[PROBLEM DESCRIPTION]: The lines from the top of the material through the line with "from matplotlib.patches import Patch" are to be set down exactly. Leave the pictures out.

[DATA EXCERPT]:

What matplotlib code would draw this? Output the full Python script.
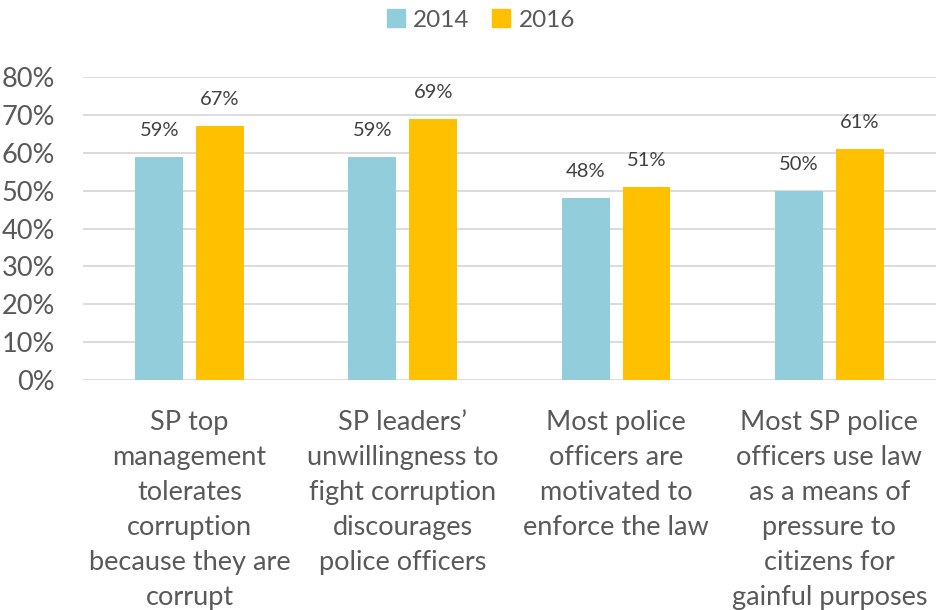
import numpy as np
import matplotlib.pyplot as plt
import matplotlib.transforms as mtransforms
from matplotlib.patches import Patch

plt.rcParams['font.family'] = ['Lato', 'DejaVu Sans']

categories = [
    "SP top\nmanagement\ntolerates\ncorruption\nbecause they are\ncorrupt",
    "SP leaders\u2019\nunwillingness to\nfight corruption\ndiscourages\npolice officers",
    "Most police\nofficers are\nmotivated to\nenforce the law",
    "Most SP police\nofficers use law\nas a means of\npressure to\ncitizens for\ngainful purposes",
]
years = ["2014", "2016"]
vals_2014 = [59, 59, 48, 50]
vals_2016 = [67, 69, 51, 61]
yticks = [0, 10, 20, 30, 40, 50, 60, 70, 80]

c14 = '#92CDDC'
c16 = '#FFC000'
txt = '#595959'

fig = plt.figure(figsize=(9.37, 6.10), dpi=100)
ax = fig.add_axes([0.0886, 0.377, 0.9103, 0.4967])

x = np.arange(len(categories))
w = 0.225
off = 0.1425
b1 = ax.bar(x - off, vals_2014, w, color=c14, zorder=3)
b2 = ax.bar(x + off, vals_2016, w, color=c16, zorder=3)

for bars, vals in [(b1, vals_2014), (b2, vals_2016)]:
    for r, v in zip(bars, vals):
        ax.annotate(f"{v}%", (r.get_x() + r.get_width() / 2, v),
                    xytext=(0, 13), textcoords='offset points',
                    ha='center', va='bottom', fontsize=14.5, color='#404040')

ax.set_xlim(-0.5, len(categories) - 0.5)
ax.set_ylim(0, 80)
ax.set_yticks(yticks)
ax.set_yticklabels([f"{t}%" for t in yticks], fontsize=19.5, color=txt)
ax.tick_params(axis='y', length=0, pad=20)
ax.set_xticks([])
ax.yaxis.grid(True, color='#D9D9D9', linewidth=1.3, zorder=0)
for s in ax.spines.values():
    s.set_visible(False)

# wrapped category names under each pair of bars
trans = mtransforms.blended_transform_factory(ax.transData, ax.transAxes)
for xi, lab in zip(x, categories):
    ax.text(xi, -0.098, lab, transform=trans, ha='center', va='top',
            fontsize=19.5, color=txt, linespacing=1.5)

handles = [Patch(color=c14, label=years[0]), Patch(color=c16, label=years[1])]
fig.legend(handles=handles, loc='center', bbox_to_anchor=(0.513, 0.967), ncol=2,
           frameon=False, fontsize=17.5, labelcolor=txt, handlelength=0.75,
           handleheight=0.75, handletextpad=0.35, columnspacing=0.9)

fig.savefig('out.png', dpi=100)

[OUTPUT FOR THIS TASK]:
What matplotlib code would draw this? Output the full Python script.
import numpy as np
import matplotlib.pyplot as plt
import matplotlib.transforms as mtransforms
from matplotlib.patches import Patch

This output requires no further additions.